Morocco B2B Commerce Digitization Attracts $1.65M Seed Round Funding

Quick Reads
- Morocco’s z.systems closed a $1.65M seed round led by Azur Innovation Management.
- Total funding now stands at $2.7M, including a prior $1.05M pre-seed round.
- The company targets a $40B B2B commerce market that still largely operates offline.
- Harambeans Prosperity Fund joined as z.systems’ first international institutional investor.
- Z.systems also receives infrastructure support from EBRD’s Star Venture program and AWS.
Morocco’s z.systems has closed a $1.65 million seed round, targeting one of the most underdigitized markets in emerging commerce. The z.systems B2B commerce platform connects brands, wholesalers, and retailers through a single unified system. Furthermore, it is doing so in a market still dominated by offline transactions, fragmented pricing, and poor inventory visibility.

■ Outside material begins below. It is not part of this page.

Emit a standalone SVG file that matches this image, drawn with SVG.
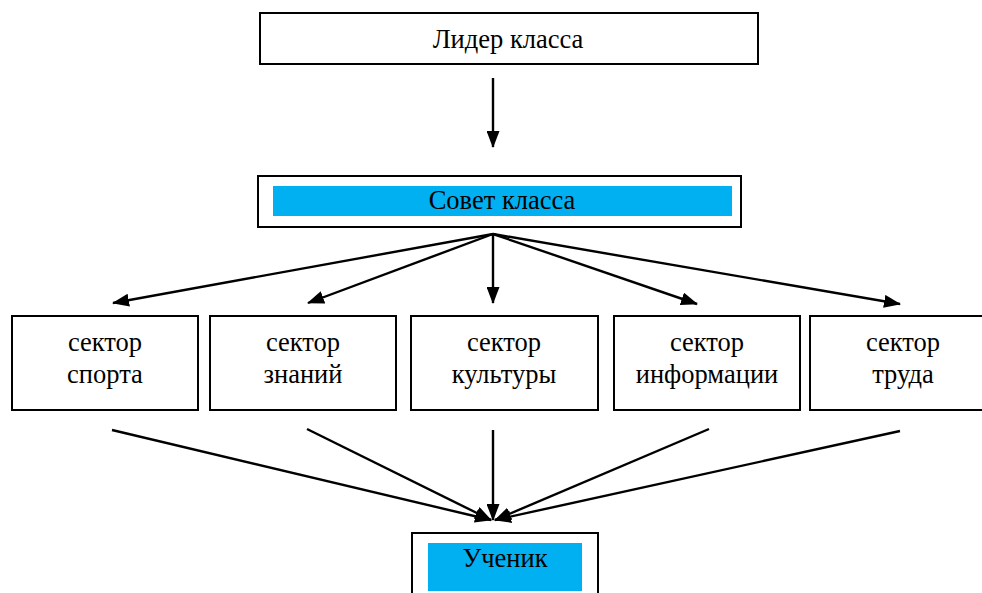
<svg xmlns="http://www.w3.org/2000/svg" width="982" height="593" viewBox="0 0 982 593" font-family="'Liberation Serif', 'DejaVu Serif', serif">
<style>
.box{fill:#fff;stroke:#000;stroke-width:2}
.hl{fill:#00B0F0}
text{font-family:'Liberation Serif','DejaVu Serif',serif;font-size:26.5px;fill:#000;text-anchor:middle}
.c{stroke:#000;stroke-width:2.4;fill:none;marker-end:url(#ah)}
</style>
<defs>
<marker id="ah" viewBox="0 0 17 13" refX="16" refY="6.5" markerWidth="17" markerHeight="13" markerUnits="userSpaceOnUse" orient="auto">
<path d="M0,0 L17,6.5 L0,13 Z" fill="#000"/>
</marker>
</defs>
<rect width="982" height="593" fill="#fff"/>
<g id="leader">
<rect class="box" x="260" y="13" width="498" height="51"/>
<text x="508" y="48">Лидер класса</text>
</g>
<g id="council">
<rect class="box" x="258" y="176" width="483" height="51"/>
<rect class="hl" x="273" y="186" width="459" height="30"/>
<text x="502" y="209">Совет класса</text>
</g>
<g id="sport">
<rect class="box" x="12" y="316" width="186" height="94"/>
<text x="105" y="351">сектор</text>
<text x="105" y="383">спорта</text>
</g>
<g id="knowledge">
<rect class="box" x="210" y="316" width="186" height="94"/>
<text x="303" y="351">сектор</text>
<text x="303" y="383">знаний</text>
</g>
<g id="culture">
<rect class="box" x="411" y="316" width="187" height="94"/>
<text x="504" y="351">сектор</text>
<text x="504" y="383">культуры</text>
</g>
<g id="info">
<rect class="box" x="614" y="316" width="186" height="94"/>
<text x="707" y="351">сектор</text>
<text x="707" y="383">информации</text>
</g>
<g id="labor">
<rect class="box" x="810" y="316" width="186" height="94"/>
<text x="903" y="351">сектор</text>
<text x="903" y="383">труда</text>
</g>
<g id="student">
<rect class="box" x="412" y="533" width="186" height="70"/>
<rect class="hl" x="428" y="543" width="154" height="48"/>
<text x="505" y="567">Ученик</text>
</g>
<g id="connectors">
<line class="c" x1="493" y1="78" x2="493" y2="147"/>
<line class="c" x1="493" y1="234" x2="113" y2="303"/>
<line class="c" x1="493" y1="234" x2="308" y2="303"/>
<line class="c" x1="493" y1="234" x2="493" y2="303"/>
<line class="c" x1="493" y1="234" x2="697" y2="304"/>
<line class="c" x1="493" y1="234" x2="900" y2="304"/>
<line class="c" x1="112" y1="430" x2="491" y2="520"/>
<line class="c" x1="307" y1="429" x2="491" y2="520"/>
<line class="c" x1="493" y1="430" x2="493" y2="520"/>
<line class="c" x1="709" y1="429" x2="495" y2="520"/>
<line class="c" x1="900" y1="431" x2="495" y2="520"/>
</g>
</svg>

Azur Innovation Management led the seed round. Existing investors MNF Ventures and Witamax also participated as follow-on backers. Additionally, Harambeans Prosperity Fund joined as the company’s first international institutional investor. Altogether, z.systems has now raised $2.7 million, following a $1.05 million pre-seed round completed earlier.
Founded in 2022 by Samer Choumar, Meriem Benabad, Youssef A Haddouch, Reda Nebri, and Youssef Drafate, z.systems operates as a B2B2C tech franchise for traditional retailers. Its platform is designed to bring transparency and efficiency to B2B trade. Specifically, it targets a market estimated at $40 billion, where most activity still happens through informal, fragmented systems.
Beyond the capital raised, z.systems also draws support from EBRD’s Star Venture program. Amazon Web Services additionally provides infrastructure and scaling support through its startup programs. As a result, the company enters this space with both funding and technical backing already in place.
The z.systems B2B commerce model reflects a broader shift in how emerging market platforms approach trade digitization. Rather than focusing on marketplace aggregation alone, platforms like z.systems are building infrastructure layers that organize supply, pricing, and distribution relationships from the ground up. For wholesalers and retailers, this means more predictable operations and clearer pricing. For brands, it offers structured access to fragmented distribution networks that were previously hard to reach or track. Consequently, the company is entering a segment where adoption pace will define its trajectory. The B2B commerce market is large, but digitization remains uneven. The key question is how quickly businesses within this ecosystem integrate these platforms into their daily operations. If adoption accelerates, z.systems could play a foundational role in reorganizing how trade flows across its target markets.